Kim Eng on 17 Feb 2014
Consistent and encouraging broad trends
Singapore banks’ earnings performance was a mixed bag in 4Q13 but the broad trends were unmistakably encouraging. First, all three banks under our coverage delivered sequentially higher net interest margin (NIM), led by UOB (+3bps). Second, credit quality stayed benign with no signs of asset quality stress. Third, loan growth came in stronger than expected (+18%) in 2013 with trade loans the main driver. Last but not least, SGD liquidity profile remained strong while USD loan-to-deposit ratio (LDR) improved to 102.3% (2012: 117.7%). The banks managed to chalk up an impressive 55.1% growth in their combined USD deposits in 2013, demonstrating their ability to raise substantial USD deposits in a short period.
Maintain Overweight
We may see a slower start to 2014, with share prices trading sideways in 1H before they start to react positively in 2H when signs of rising short-term rates, tipped to occur in mid-2015, emerge. In terms of valuation, Singapore banks are attractively priced at one standard deviation below their historical averages. We reiterate our Overweight call on the sector. DBS is our top sector pick.

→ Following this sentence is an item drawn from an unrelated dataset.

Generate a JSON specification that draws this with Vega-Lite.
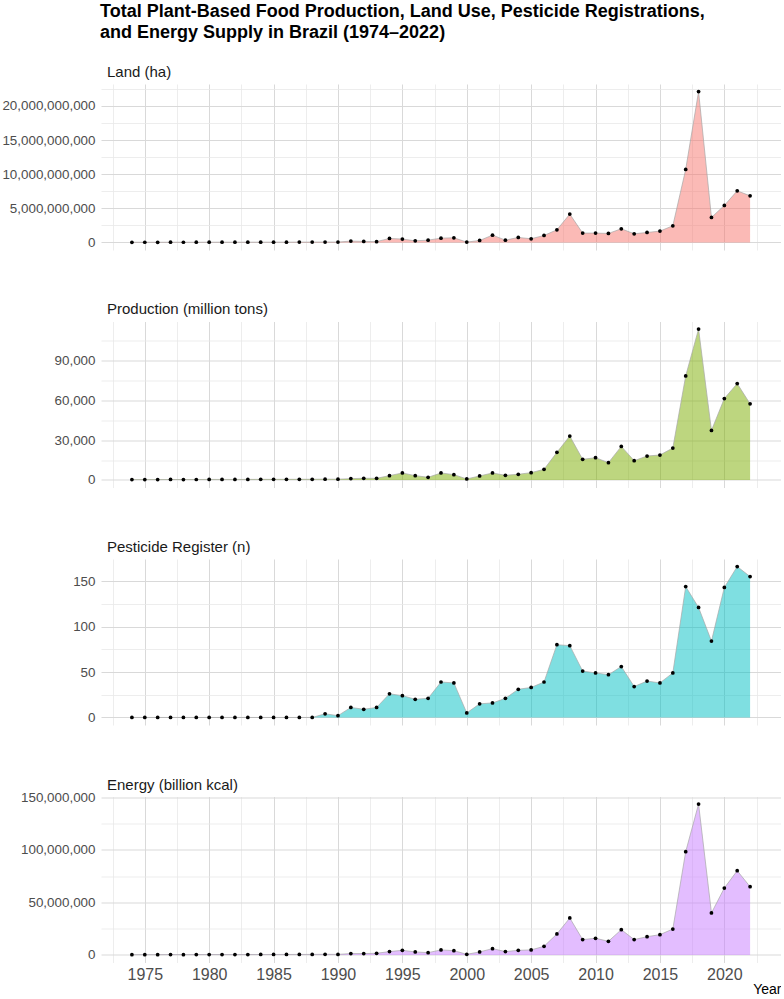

With interest rates poised to rise, it stands out as the clear-cut beneficiary given its most liquid SGD balance sheet and strongest deposit franchise. We remain cautious on OCBC despite the stock’s cheap valuation, as share price weakness may persist, with downside bias, amid uncertainty over the pricing and funding structure of its proposed purchase of Wing Hang Bank. Key risk to our call: OCBC walks away from the deal.